= Problem details =
Please copy out exactly, and only, the lines between the line with "Emit a Python" and the line with "map_v_ticks = [400, 600, 800, 1000, 1200, 1400]", both included. Pictures are to be omitted.
[Start of Records supplied]
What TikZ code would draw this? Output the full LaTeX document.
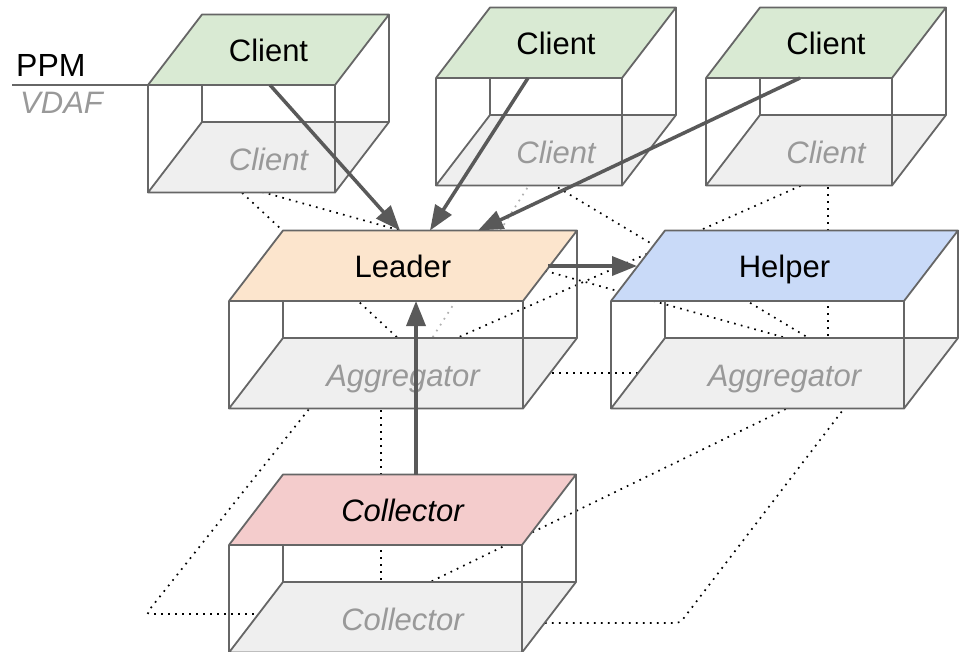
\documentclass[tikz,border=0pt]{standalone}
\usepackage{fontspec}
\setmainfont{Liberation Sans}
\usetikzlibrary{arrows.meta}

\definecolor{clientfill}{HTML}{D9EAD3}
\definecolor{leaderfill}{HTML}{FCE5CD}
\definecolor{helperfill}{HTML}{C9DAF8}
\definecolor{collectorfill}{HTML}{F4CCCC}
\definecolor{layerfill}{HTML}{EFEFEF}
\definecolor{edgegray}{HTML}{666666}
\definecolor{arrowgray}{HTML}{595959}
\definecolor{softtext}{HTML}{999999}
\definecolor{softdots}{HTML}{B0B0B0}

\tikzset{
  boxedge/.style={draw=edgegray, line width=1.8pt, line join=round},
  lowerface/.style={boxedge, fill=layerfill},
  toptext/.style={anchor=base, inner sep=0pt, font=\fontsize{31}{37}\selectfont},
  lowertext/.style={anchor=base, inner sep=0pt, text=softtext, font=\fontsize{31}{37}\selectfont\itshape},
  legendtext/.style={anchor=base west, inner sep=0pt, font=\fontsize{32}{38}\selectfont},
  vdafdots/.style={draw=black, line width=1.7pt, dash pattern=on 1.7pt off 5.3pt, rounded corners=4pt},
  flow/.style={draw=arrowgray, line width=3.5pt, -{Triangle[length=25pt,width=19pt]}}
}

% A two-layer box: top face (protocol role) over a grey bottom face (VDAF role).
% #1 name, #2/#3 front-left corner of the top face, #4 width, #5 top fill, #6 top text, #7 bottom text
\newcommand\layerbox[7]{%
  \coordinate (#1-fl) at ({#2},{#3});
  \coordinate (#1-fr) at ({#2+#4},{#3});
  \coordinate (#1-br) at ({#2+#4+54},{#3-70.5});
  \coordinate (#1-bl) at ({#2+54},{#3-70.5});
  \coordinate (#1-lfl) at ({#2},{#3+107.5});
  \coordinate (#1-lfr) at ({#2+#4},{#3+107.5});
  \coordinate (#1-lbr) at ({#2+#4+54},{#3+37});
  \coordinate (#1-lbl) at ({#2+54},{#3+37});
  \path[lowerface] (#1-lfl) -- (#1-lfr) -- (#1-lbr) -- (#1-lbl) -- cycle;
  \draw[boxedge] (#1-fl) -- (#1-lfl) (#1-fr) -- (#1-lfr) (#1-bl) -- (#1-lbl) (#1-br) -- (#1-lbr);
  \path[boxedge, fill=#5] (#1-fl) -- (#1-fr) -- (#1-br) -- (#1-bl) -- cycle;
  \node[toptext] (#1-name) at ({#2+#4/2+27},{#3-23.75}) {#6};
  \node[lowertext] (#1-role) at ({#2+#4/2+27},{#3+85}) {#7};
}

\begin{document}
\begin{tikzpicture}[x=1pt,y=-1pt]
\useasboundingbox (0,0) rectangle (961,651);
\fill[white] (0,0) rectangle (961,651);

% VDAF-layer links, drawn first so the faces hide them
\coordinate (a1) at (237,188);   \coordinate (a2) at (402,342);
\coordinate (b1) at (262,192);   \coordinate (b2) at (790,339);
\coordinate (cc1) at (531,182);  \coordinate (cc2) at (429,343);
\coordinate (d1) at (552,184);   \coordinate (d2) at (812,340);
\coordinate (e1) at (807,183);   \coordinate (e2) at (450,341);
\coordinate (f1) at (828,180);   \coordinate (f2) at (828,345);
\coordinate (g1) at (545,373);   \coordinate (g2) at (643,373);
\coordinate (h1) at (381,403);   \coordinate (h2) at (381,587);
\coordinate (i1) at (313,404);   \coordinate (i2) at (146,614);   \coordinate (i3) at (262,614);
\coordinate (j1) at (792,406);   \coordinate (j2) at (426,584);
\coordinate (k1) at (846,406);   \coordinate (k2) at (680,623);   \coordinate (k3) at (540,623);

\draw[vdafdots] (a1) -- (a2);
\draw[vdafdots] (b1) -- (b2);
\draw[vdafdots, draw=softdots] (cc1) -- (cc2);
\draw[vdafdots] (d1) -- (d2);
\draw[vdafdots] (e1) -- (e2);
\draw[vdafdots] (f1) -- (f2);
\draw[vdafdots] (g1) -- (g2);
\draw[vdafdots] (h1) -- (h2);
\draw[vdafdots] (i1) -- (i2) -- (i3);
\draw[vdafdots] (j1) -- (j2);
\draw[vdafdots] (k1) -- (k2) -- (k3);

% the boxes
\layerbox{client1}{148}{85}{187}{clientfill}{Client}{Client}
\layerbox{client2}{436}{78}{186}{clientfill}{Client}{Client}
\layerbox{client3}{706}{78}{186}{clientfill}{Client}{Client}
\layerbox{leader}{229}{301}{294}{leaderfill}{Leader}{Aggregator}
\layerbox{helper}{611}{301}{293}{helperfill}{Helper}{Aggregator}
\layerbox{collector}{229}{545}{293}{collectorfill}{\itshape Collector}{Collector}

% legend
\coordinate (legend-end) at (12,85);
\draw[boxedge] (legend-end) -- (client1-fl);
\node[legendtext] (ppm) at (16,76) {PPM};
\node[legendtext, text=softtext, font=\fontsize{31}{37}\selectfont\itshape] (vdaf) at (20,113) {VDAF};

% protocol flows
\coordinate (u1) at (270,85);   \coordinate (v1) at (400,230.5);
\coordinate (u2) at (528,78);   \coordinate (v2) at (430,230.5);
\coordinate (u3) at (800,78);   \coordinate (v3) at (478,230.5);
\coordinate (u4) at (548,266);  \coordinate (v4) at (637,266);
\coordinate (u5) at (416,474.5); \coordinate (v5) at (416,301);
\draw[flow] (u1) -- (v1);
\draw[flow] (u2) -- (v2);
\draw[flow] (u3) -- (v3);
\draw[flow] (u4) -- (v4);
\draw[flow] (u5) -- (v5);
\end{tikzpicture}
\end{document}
[End of Records supplied]
[Start of Records supplied]
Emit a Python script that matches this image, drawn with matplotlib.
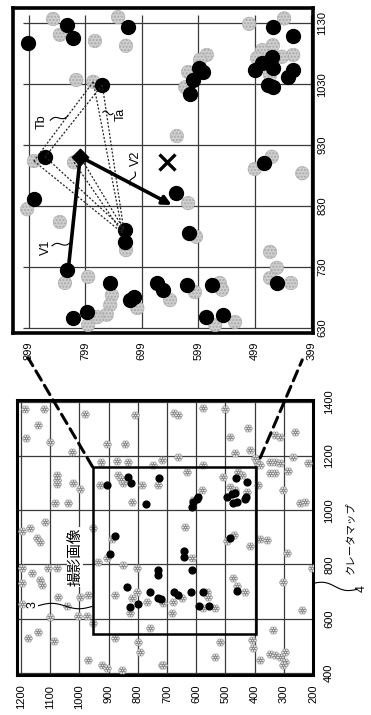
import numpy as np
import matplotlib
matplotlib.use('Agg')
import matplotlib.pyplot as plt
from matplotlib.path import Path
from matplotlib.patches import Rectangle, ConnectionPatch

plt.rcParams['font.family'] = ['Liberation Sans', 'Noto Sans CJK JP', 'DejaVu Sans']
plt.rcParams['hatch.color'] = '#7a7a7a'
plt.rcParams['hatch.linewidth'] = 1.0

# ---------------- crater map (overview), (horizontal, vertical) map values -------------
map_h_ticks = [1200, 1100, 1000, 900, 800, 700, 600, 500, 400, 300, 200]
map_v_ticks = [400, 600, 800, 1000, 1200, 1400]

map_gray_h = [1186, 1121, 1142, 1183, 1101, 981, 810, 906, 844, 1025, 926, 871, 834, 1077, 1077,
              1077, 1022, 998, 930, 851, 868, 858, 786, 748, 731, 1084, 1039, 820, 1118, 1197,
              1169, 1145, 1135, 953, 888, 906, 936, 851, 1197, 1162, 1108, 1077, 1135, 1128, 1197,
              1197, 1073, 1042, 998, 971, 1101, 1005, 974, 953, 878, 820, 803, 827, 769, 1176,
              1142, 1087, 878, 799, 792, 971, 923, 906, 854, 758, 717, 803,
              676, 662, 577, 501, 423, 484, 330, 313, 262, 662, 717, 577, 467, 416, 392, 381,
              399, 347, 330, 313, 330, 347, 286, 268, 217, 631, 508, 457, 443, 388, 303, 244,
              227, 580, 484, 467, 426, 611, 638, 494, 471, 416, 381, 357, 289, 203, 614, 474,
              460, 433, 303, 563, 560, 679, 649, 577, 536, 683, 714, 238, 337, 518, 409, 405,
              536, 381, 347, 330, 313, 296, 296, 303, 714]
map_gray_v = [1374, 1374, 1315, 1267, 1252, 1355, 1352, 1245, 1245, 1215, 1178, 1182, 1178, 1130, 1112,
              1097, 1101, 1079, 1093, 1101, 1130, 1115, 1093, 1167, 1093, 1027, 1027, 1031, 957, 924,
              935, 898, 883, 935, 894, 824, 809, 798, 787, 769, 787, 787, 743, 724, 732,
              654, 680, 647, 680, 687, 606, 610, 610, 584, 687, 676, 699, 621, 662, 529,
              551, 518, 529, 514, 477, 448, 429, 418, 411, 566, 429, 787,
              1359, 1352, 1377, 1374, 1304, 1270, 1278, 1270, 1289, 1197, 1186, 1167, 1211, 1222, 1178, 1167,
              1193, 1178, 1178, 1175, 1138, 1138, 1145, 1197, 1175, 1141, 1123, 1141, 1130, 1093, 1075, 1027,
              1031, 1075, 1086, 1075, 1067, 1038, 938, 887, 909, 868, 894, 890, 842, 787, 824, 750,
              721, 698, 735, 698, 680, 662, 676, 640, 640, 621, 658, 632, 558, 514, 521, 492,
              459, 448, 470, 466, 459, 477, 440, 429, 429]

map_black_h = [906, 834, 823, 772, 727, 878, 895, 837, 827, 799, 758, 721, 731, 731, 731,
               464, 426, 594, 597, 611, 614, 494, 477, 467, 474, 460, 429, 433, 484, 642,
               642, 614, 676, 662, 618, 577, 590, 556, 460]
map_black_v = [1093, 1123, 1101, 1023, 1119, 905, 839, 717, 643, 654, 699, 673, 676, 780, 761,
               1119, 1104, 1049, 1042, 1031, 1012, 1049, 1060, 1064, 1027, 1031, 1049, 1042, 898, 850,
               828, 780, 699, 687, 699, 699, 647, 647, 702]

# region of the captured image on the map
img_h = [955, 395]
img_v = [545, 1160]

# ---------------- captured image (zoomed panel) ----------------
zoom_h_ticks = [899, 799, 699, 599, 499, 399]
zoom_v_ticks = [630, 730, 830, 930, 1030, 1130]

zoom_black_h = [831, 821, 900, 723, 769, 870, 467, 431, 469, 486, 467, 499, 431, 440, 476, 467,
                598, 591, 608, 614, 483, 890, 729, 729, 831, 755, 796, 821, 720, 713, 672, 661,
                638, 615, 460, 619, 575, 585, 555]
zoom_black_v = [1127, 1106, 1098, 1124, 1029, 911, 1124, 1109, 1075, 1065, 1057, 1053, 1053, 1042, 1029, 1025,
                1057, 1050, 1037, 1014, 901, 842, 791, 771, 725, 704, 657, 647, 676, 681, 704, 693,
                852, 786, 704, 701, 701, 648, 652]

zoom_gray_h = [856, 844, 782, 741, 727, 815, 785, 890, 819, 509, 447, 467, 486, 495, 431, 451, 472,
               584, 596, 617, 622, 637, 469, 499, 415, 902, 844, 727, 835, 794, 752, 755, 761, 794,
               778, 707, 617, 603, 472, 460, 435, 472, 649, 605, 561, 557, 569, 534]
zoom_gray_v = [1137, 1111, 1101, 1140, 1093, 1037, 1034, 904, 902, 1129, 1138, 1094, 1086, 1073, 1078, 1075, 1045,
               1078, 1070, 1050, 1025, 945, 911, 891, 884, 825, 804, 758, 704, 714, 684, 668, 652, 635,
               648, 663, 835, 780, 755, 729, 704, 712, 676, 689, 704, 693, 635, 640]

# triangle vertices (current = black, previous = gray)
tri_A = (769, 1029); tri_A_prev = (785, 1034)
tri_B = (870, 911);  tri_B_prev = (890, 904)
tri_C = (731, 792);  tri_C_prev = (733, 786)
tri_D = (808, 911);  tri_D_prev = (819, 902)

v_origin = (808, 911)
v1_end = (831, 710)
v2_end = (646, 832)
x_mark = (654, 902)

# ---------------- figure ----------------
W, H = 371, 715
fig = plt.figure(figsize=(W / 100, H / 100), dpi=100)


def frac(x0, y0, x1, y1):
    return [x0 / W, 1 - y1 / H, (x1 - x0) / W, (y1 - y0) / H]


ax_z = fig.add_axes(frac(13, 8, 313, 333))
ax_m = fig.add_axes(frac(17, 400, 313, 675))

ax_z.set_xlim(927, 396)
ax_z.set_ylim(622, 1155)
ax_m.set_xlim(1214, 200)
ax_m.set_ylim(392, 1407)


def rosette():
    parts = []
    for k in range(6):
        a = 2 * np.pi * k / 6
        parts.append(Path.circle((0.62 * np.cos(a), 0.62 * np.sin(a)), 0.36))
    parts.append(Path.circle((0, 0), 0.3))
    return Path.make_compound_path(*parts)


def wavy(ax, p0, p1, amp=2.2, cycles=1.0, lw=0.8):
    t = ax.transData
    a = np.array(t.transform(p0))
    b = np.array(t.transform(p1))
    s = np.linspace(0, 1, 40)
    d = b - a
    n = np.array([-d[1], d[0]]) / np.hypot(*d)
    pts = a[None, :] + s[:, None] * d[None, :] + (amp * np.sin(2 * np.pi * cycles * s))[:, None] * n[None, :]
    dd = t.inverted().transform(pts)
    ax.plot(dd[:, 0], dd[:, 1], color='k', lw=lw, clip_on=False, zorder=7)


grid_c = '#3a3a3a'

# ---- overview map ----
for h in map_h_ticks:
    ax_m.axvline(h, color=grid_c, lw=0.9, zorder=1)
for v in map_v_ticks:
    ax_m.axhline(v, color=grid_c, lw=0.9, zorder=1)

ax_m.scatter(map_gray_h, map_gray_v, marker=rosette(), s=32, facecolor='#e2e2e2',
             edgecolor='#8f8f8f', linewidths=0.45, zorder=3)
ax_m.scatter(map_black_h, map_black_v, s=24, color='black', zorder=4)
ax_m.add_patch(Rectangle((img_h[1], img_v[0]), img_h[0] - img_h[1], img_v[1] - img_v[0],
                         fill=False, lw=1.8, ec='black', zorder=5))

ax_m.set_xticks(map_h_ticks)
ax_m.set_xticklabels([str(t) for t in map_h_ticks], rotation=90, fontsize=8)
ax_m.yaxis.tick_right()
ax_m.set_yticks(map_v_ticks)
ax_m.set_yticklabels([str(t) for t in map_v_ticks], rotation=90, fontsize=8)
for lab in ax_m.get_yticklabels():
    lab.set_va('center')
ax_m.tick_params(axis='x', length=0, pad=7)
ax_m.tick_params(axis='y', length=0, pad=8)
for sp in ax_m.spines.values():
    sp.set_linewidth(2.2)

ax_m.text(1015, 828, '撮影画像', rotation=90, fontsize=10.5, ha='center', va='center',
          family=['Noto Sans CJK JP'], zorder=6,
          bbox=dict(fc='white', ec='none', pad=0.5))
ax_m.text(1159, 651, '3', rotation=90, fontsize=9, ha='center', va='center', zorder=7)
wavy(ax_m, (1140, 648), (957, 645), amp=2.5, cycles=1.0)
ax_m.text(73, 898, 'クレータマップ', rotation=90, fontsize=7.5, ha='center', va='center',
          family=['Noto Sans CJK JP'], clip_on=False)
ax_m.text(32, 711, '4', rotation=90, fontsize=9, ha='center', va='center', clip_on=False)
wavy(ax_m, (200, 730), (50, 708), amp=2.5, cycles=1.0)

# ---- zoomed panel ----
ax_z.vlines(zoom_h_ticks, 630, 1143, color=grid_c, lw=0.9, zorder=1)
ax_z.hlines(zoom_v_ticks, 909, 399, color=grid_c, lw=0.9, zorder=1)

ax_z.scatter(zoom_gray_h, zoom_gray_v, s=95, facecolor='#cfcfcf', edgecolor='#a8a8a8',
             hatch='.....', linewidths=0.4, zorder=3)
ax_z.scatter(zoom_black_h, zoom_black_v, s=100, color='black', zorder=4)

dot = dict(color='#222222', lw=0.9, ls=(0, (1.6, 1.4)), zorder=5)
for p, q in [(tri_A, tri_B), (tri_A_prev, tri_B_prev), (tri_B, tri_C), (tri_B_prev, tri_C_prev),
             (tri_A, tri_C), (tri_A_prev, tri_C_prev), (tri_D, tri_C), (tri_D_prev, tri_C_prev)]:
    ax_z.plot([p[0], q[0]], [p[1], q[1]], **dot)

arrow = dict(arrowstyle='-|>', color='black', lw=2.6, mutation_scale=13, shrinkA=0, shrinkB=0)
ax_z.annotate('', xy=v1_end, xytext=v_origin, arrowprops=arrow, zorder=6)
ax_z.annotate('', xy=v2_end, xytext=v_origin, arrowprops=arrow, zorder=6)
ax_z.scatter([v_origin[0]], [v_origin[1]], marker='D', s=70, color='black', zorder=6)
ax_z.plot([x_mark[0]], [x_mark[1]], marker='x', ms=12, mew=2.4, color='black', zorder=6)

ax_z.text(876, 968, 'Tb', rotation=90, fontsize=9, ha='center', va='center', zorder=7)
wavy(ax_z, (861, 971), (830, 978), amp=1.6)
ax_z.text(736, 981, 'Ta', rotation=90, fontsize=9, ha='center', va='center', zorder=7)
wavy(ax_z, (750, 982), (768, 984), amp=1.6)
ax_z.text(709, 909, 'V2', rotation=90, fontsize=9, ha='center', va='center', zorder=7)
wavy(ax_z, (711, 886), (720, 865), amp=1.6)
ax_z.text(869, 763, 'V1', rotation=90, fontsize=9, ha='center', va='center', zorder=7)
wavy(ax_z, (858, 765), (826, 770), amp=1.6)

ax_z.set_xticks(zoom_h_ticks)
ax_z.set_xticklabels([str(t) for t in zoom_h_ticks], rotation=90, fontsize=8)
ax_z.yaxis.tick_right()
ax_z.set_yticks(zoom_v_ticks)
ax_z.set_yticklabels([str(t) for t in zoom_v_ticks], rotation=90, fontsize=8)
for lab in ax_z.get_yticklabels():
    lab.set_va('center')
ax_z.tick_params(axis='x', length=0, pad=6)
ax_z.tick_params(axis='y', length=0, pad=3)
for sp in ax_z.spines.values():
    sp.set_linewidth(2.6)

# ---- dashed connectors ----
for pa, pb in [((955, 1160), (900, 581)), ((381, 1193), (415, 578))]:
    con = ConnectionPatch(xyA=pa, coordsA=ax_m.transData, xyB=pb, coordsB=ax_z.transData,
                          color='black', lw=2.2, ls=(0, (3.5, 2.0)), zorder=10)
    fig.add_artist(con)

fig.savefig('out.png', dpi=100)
[End of Records supplied]
[Start of Records supplied]
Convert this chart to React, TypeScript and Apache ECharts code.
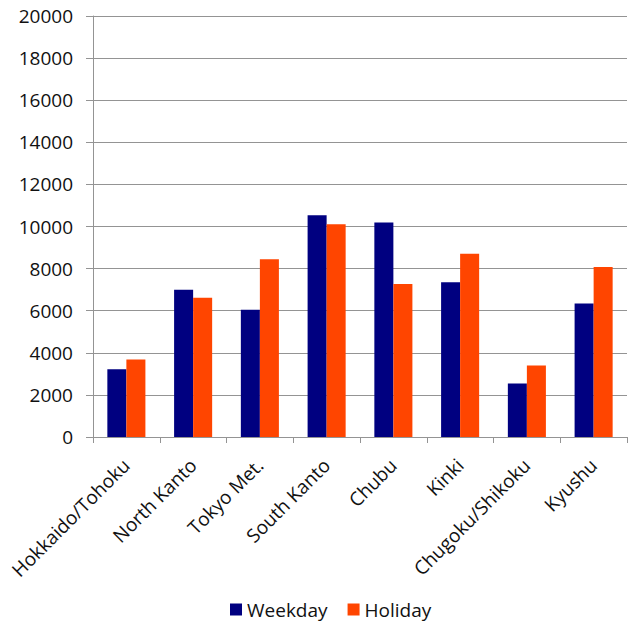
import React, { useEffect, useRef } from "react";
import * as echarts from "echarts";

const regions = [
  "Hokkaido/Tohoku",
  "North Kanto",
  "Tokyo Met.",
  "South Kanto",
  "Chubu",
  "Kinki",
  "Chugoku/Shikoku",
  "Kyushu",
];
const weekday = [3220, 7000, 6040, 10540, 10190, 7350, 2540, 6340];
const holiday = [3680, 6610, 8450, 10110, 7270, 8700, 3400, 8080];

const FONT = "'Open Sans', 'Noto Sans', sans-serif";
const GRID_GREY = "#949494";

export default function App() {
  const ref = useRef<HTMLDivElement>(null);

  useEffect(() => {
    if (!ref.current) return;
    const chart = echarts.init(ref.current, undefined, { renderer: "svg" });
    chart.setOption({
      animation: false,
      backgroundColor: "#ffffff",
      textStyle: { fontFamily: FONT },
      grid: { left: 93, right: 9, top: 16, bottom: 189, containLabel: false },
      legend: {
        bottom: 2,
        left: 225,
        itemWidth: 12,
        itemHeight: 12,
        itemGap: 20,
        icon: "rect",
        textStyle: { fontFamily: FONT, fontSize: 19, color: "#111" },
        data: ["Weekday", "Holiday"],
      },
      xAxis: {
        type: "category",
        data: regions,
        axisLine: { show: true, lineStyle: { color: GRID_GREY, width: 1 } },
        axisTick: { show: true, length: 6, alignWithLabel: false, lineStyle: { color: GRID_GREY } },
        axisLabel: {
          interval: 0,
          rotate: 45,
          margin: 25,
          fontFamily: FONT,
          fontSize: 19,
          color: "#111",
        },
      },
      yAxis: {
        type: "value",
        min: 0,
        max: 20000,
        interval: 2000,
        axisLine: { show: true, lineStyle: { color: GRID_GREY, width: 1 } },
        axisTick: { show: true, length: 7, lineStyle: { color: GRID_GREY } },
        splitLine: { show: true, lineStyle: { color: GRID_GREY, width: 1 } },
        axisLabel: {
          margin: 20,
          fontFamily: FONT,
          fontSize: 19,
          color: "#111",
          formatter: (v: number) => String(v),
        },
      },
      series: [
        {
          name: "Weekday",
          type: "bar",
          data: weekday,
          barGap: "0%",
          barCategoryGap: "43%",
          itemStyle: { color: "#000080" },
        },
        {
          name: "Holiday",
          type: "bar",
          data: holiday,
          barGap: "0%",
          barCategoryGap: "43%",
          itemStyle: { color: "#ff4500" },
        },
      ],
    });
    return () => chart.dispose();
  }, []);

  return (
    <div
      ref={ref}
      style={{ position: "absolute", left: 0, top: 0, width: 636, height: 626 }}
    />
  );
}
[End of Records supplied]
= The reply =
Emit a Python script that matches this image, drawn with matplotlib.
import numpy as np
import matplotlib
matplotlib.use('Agg')
import matplotlib.pyplot as plt
from matplotlib.path import Path
from matplotlib.patches import Rectangle, ConnectionPatch

plt.rcParams['font.family'] = ['Liberation Sans', 'Noto Sans CJK JP', 'DejaVu Sans']
plt.rcParams['hatch.color'] = '#7a7a7a'
plt.rcParams['hatch.linewidth'] = 1.0

# ---------------- crater map (overview), (horizontal, vertical) map values -------------
map_h_ticks = [1200, 1100, 1000, 900, 800, 700, 600, 500, 400, 300, 200]
map_v_ticks = [400, 600, 800, 1000, 1200, 1400]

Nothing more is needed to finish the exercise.